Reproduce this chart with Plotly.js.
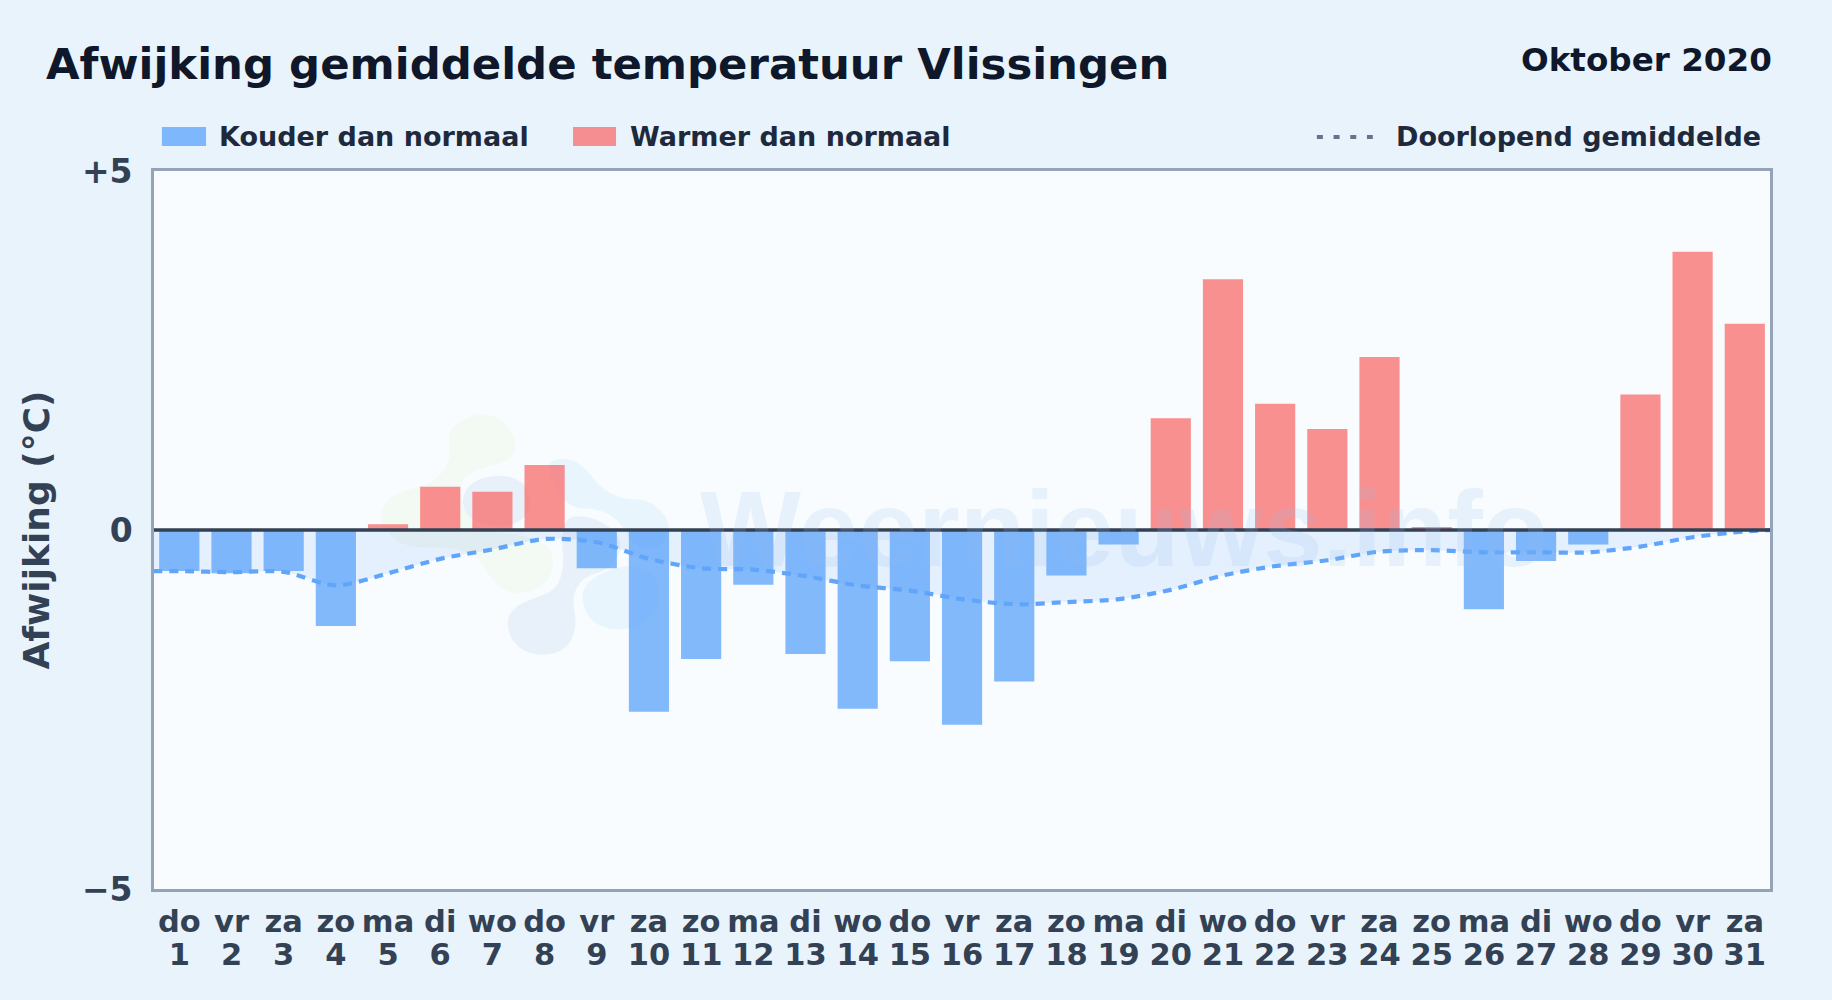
<!DOCTYPE html>
<html><head><meta charset="utf-8">
<script src="https://cdn.plot.ly/plotly-3.0.1.min.js"></script>
<style>html,body{margin:0;padding:0;background:#e8f3fc;}</style></head>
<body><div id="chart" style="width:1832px;height:1000px"></div>
<script>
const weekdays = ["do","vr","za","zo","ma","di","wo","do","vr","za","zo","ma","di","wo","do","vr","za","zo","ma","di","wo","do","vr","za","zo","ma","di","wo","do","vr","za"];
const days = [1,2,3,4,5,6,7,8,9,10,11,12,13,14,15,16,17,18,19,20,21,22,23,24,25,26,27,28,29,30,31];
const deviation = [-0.57,-0.6,-0.57,-1.33,0.08,0.6,0.53,0.9,-0.53,-2.52,-1.79,-0.76,-1.72,-2.48,-1.82,-2.7,-2.1,-0.63,-0.2,1.55,3.48,1.75,1.4,2.4,0.04,-1.1,-0.43,-0.2,1.88,3.86,2.86];
const meanX = [0.5,1,2,3,4,5,6,7,8,9,10,11,12,13,14,15,16,17,18,19,20,21,22,23,24,25,26,27,28,29,30,31,31.5];
const meanY = [-0.57,-0.57,-0.585,-0.58,-0.77,-0.6,-0.4,-0.27,-0.125,-0.17,-0.4,-0.53,-0.55,-0.64,-0.77,-0.84,-0.96,-1.03,-1.0,-0.96,-0.83,-0.63,-0.5,-0.42,-0.3,-0.28,-0.31,-0.31,-0.31,-0.23,-0.1,-0.02,0];
const coldDays = days.filter((d,i)=>deviation[i]<0), coldVals = deviation.filter(v=>v<0);
const warmDays = days.filter((d,i)=>deviation[i]>=0), warmVals = deviation.filter(v=>v>=0);
const F = "DejaVu Sans";
const W=1832,H=1000,L=154,R=1770.2,T=171,B=889;
const px = x=>((x-L)/(R-L)).toFixed(4), py = y=>((B-y)/(B-T)).toFixed(4);
// watermark logo outlines, in zoomed-crop units
const logoGreen=[[235,85],[320,38],[400,55],[445,130],[420,185],[330,205],[265,240],[285,340],[340,395],[470,405],[540,440],[555,500],[520,565],[430,585],[370,550],[330,470],[240,440],[110,445],[40,390],[30,330],[70,280],[190,250],[240,190],[240,130]];
const logoGrey1=[[275,290],[310,240],[400,222],[470,250],[490,330],[420,385],[320,370],[285,340]];
const logoGrey2=[[585,350],[660,348],[730,385],[760,440],[720,510],[640,530],[605,590],[622,680],[590,750],[515,770],[440,745],[408,680],[425,625],[490,595],[560,570],[582,500],[575,430]];
const logoBlue1=[[520,190],[590,170],[650,205],[690,265],[760,298],[830,298],[890,345],[900,400],[860,450],[790,440],[750,360],[680,325],[590,325]];
const logoBlue2=[[630,590],[660,535],[770,490],[860,520],[870,620],[810,680],[730,692],[660,665]];
function blob(pts,color){
 const P=pts.map(p=>[370+p[0]/3,400+p[1]/3]);
 const mid=(a,b)=>[(a[0]+b[0])/2,(a[1]+b[1])/2];
 const f=p=>px(p[0])+" "+py(p[1]);
 let d="M"+f(mid(P[P.length-1],P[0]));
 P.forEach((p,i)=>{d+=" Q"+f(p)+" "+f(mid(p,P[(i+1)%P.length]));});
 return {type:"path",xref:"paper",yref:"paper",path:d+" Z",layer:"below",fillcolor:color,line:{width:0}};
}
const traces = [
 {type:"bar",name:"Kouder dan normaal",x:coldDays,y:coldVals,width:0.77,marker:{color:"rgba(96,165,250,0.78)"},showlegend:false},
 {type:"bar",name:"Warmer dan normaal",x:warmDays,y:warmVals,width:0.77,marker:{color:"rgba(248,113,113,0.78)"},showlegend:false},
 {type:"scatter",mode:"lines",name:"Doorlopend gemiddelde",xaxis:"x2",x:meanX,y:meanY,fill:"tozeroy",fillcolor:"rgba(96,165,250,0.13)",line:{color:"#60a5fa",width:4.2,dash:"9px,7px",shape:"spline",smoothing:0.8},showlegend:false}
];
const ann=(x,y,text,size,anchor,color)=>({xref:"paper",yref:"paper",x:px(x),y:py(y),text,showarrow:false,xanchor:anchor,yanchor:"middle",font:{family:F,size,color,weight:700}});
const xBase={range:[0.515,31.483],tickmode:"array",tickvals:days,ticks:"",showgrid:false,zeroline:false,showline:true,mirror:true,linecolor:"#94a3b8",linewidth:2.8,tickangle:0,tickfont:{family:F,size:30.5,color:"#334155",weight:700}};
const layout = {
 width:W,height:H,autosize:false,paper_bgcolor:"#e8f3fc",plot_bgcolor:"#f8fcff",
 margin:{l:L,r:W-R,t:T,b:H-B,pad:0},barmode:"overlay",font:{family:F},showlegend:false,
 xaxis:Object.assign({},xBase,{ticktext:weekdays,ticklabelstandoff:4}),
 xaxis2:Object.assign({},xBase,{overlaying:"x",side:"bottom",anchor:"y",ticktext:days.map(String),ticklabelstandoff:37}),
 yaxis:{range:[-4.98,4.98],tickmode:"array",tickvals:[-4.98,0,4.98],ticktext:["−5","0","+5"],ticks:"",ticklabelstandoff:12,showgrid:false,zeroline:false,showline:true,mirror:true,linecolor:"#94a3b8",linewidth:2.8,tickfont:{family:F,size:33,color:"#334155",weight:700},title:{text:"Afwijking (°C)",standoff:22,font:{family:F,size:36,color:"#334155",weight:700}}},
 shapes:[
  blob(logoGreen,"#f3f9f3"),blob(logoBlue1,"#e9f5fd"),blob(logoBlue2,"#e9f5fd"),blob(logoGrey1,"#e8f1f9"),blob(logoGrey2,"#e8f1f9"),
  {type:"line",xref:"paper",yref:"y",x0:0,x1:1,y0:0,y1:0,layer:"above",line:{color:"#334155",width:3.6}},
  {type:"rect",xref:"paper",yref:"paper",x0:px(162),x1:px(206),y0:py(127),y1:py(146),layer:"below",fillcolor:"rgba(96,165,250,0.78)",line:{width:0}},
  {type:"rect",xref:"paper",yref:"paper",x0:px(573),x1:px(616),y0:py(127),y1:py(146),layer:"below",fillcolor:"rgba(248,113,113,0.78)",line:{width:0}},
  {type:"line",xref:"paper",yref:"paper",x0:px(1317),x1:px(1373),y0:py(137),y1:py(137),layer:"below",line:{color:"#64748b",width:4,dash:"6px,10.7px"}}
 ],
 annotations:[
  ann(44,64,"Afwijking gemiddelde temperatuur Vlissingen",43.4,"left","#0f172a"),
  ann(1774,60,"Oktober 2020",32.6,"right","#0f172a"),
  ann(217,137,"Kouder dan normaal",27,"left","#1e293b"),
  ann(628,137,"Warmer dan normaal",27,"left","#1e293b"),
  ann(1763,137,"Doorlopend gemiddelde",27,"right","#1e293b"),
  {xref:"paper",yref:"paper",x:px(1124),y:py(529),text:"Weernieuws.info",showarrow:false,xanchor:"center",yanchor:"middle",font:{family:"Liberation Sans",size:107,color:"rgba(147,190,235,0.17)",weight:700}}
 ]
};
Plotly.newPlot("chart",traces,layout,{displayModeBar:false,staticPlot:true});
</script></body></html>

++++++++++

STATED PROBLEM:
Leave the pictures out and copy the rest of the data exactly.

EXERCISE RESULT:
Reproduce this chart with Plotly.js.
<!DOCTYPE html>
<html><head><meta charset="utf-8">
<script src="https://cdn.plot.ly/plotly-3.0.1.min.js"></script>
<style>html,body{margin:0;padding:0;background:#e8f3fc;}</style></head>
<body><div id="chart" style="width:1832px;height:1000px"></div>
<script>
const weekdays = ["do","vr","za","zo","ma","di","wo","do","vr","za","zo","ma","di","wo","do","vr","za","zo","ma","di","wo","do","vr","za","zo","ma","di","wo","do","vr","za"];
const days = [1,2,3,4,5,6,7,8,9,10,11,12,13,14,15,16,17,18,19,20,21,22,23,24,25,26,27,28,29,30,31];
const deviation = [-0.57,-0.6,-0.57,-1.33,0.08,0.6,0.53,0.9,-0.53,-2.52,-1.79,-0.76,-1.72,-2.48,-1.82,-2.7,-2.1,-0.63,-0.2,1.55,3.48,1.75,1.4,2.4,0.04,-1.1,-0.43,-0.2,1.88,3.86,2.86];
const meanX = [0.5,1,2,3,4,5,6,7,8,9,10,11,12,13,14,15,16,17,18,19,20,21,22,23,24,25,26,27,28,29,30,31,31.5];
const meanY = [-0.57,-0.57,-0.585,-0.58,-0.77,-0.6,-0.4,-0.27,-0.125,-0.17,-0.4,-0.53,-0.55,-0.64,-0.77,-0.84,-0.96,-1.03,-1.0,-0.96,-0.83,-0.63,-0.5,-0.42,-0.3,-0.28,-0.31,-0.31,-0.31,-0.23,-0.1,-0.02,0];
const coldDays = days.filter((d,i)=>deviation[i]<0), coldVals = deviation.filter(v=>v<0);
const warmDays = days.filter((d,i)=>deviation[i]>=0), warmVals = deviation.filter(v=>v>=0);
const F = "DejaVu Sans";
const W=1832,H=1000,L=154,R=1770.2,T=171,B=889;
const px = x=>((x-L)/(R-L)).toFixed(4), py = y=>((B-y)/(B-T)).toFixed(4);
// watermark logo outlines, in zoomed-crop units
const logoGreen=[[235,85],[320,38],[400,55],[445,130],[420,185],[330,205],[265,240],[285,340],[340,395],[470,405],[540,440],[555,500],[520,565],[430,585],[370,550],[330,470],[240,440],[110,445],[40,390],[30,330],[70,280],[190,250],[240,190],[240,130]];
const logoGrey1=[[275,290],[310,240],[400,222],[470,250],[490,330],[420,385],[320,370],[285,340]];
const logoGrey2=[[585,350],[660,348],[730,385],[760,440],[720,510],[640,530],[605,590],[622,680],[590,750],[515,770],[440,745],[408,680],[425,625],[490,595],[560,570],[582,500],[575,430]];
const logoBlue1=[[520,190],[590,170],[650,205],[690,265],[760,298],[830,298],[890,345],[900,400],[860,450],[790,440],[750,360],[680,325],[590,325]];
const logoBlue2=[[630,590],[660,535],[770,490],[860,520],[870,620],[810,680],[730,692],[660,665]];
function blob(pts,color){
 const P=pts.map(p=>[370+p[0]/3,400+p[1]/3]);
 const mid=(a,b)=>[(a[0]+b[0])/2,(a[1]+b[1])/2];
 const f=p=>px(p[0])+" "+py(p[1]);
 let d="M"+f(mid(P[P.length-1],P[0]));
 P.forEach((p,i)=>{d+=" Q"+f(p)+" "+f(mid(p,P[(i+1)%P.length]));});
 return {type:"path",xref:"paper",yref:"paper",path:d+" Z",layer:"below",fillcolor:color,line:{width:0}};
}
const traces = [
 {type:"bar",name:"Kouder dan normaal",x:coldDays,y:coldVals,width:0.77,marker:{color:"rgba(96,165,250,0.78)"},showlegend:false},
 {type:"bar",name:"Warmer dan normaal",x:warmDays,y:warmVals,width:0.77,marker:{color:"rgba(248,113,113,0.78)"},showlegend:false},
 {type:"scatter",mode:"lines",name:"Doorlopend gemiddelde",xaxis:"x2",x:meanX,y:meanY,fill:"tozeroy",fillcolor:"rgba(96,165,250,0.13)",line:{color:"#60a5fa",width:4.2,dash:"9px,7px",shape:"spline",smoothing:0.8},showlegend:false}
];
const ann=(x,y,text,size,anchor,color)=>({xref:"paper",yref:"paper",x:px(x),y:py(y),text,showarrow:false,xanchor:anchor,yanchor:"middle",font:{family:F,size,color,weight:700}});
const xBase={range:[0.515,31.483],tickmode:"array",tickvals:days,ticks:"",showgrid:false,zeroline:false,showline:true,mirror:true,linecolor:"#94a3b8",linewidth:2.8,tickangle:0,tickfont:{family:F,size:30.5,color:"#334155",weight:700}};
const layout = {
 width:W,height:H,autosize:false,paper_bgcolor:"#e8f3fc",plot_bgcolor:"#f8fcff",
 margin:{l:L,r:W-R,t:T,b:H-B,pad:0},barmode:"overlay",font:{family:F},showlegend:false,
 xaxis:Object.assign({},xBase,{ticktext:weekdays,ticklabelstandoff:4}),
 xaxis2:Object.assign({},xBase,{overlaying:"x",side:"bottom",anchor:"y",ticktext:days.map(String),ticklabelstandoff:37}),
 yaxis:{range:[-4.98,4.98],tickmode:"array",tickvals:[-4.98,0,4.98],ticktext:["−5","0","+5"],ticks:"",ticklabelstandoff:12,showgrid:false,zeroline:false,showline:true,mirror:true,linecolor:"#94a3b8",linewidth:2.8,tickfont:{family:F,size:33,color:"#334155",weight:700},title:{text:"Afwijking (°C)",standoff:22,font:{family:F,size:36,color:"#334155",weight:700}}},
 shapes:[
  blob(logoGreen,"#f3f9f3"),blob(logoBlue1,"#e9f5fd"),blob(logoBlue2,"#e9f5fd"),blob(logoGrey1,"#e8f1f9"),blob(logoGrey2,"#e8f1f9"),
  {type:"line",xref:"paper",yref:"y",x0:0,x1:1,y0:0,y1:0,layer:"above",line:{color:"#334155",width:3.6}},
  {type:"rect",xref:"paper",yref:"paper",x0:px(162),x1:px(206),y0:py(127),y1:py(146),layer:"below",fillcolor:"rgba(96,165,250,0.78)",line:{width:0}},
  {type:"rect",xref:"paper",yref:"paper",x0:px(573),x1:px(616),y0:py(127),y1:py(146),layer:"below",fillcolor:"rgba(248,113,113,0.78)",line:{width:0}},
  {type:"line",xref:"paper",yref:"paper",x0:px(1317),x1:px(1373),y0:py(137),y1:py(137),layer:"below",line:{color:"#64748b",width:4,dash:"6px,10.7px"}}
 ],
 annotations:[
  ann(44,64,"Afwijking gemiddelde temperatuur Vlissingen",43.4,"left","#0f172a"),
  ann(1774,60,"Oktober 2020",32.6,"right","#0f172a"),
  ann(217,137,"Kouder dan normaal",27,"left","#1e293b"),
  ann(628,137,"Warmer dan normaal",27,"left","#1e293b"),
  ann(1763,137,"Doorlopend gemiddelde",27,"right","#1e293b"),
  {xref:"paper",yref:"paper",x:px(1124),y:py(529),text:"Weernieuws.info",showarrow:false,xanchor:"center",yanchor:"middle",font:{family:"Liberation Sans",size:107,color:"rgba(147,190,235,0.17)",weight:700}}
 ]
};
Plotly.newPlot("chart",traces,layout,{displayModeBar:false,staticPlot:true});
</script></body></html>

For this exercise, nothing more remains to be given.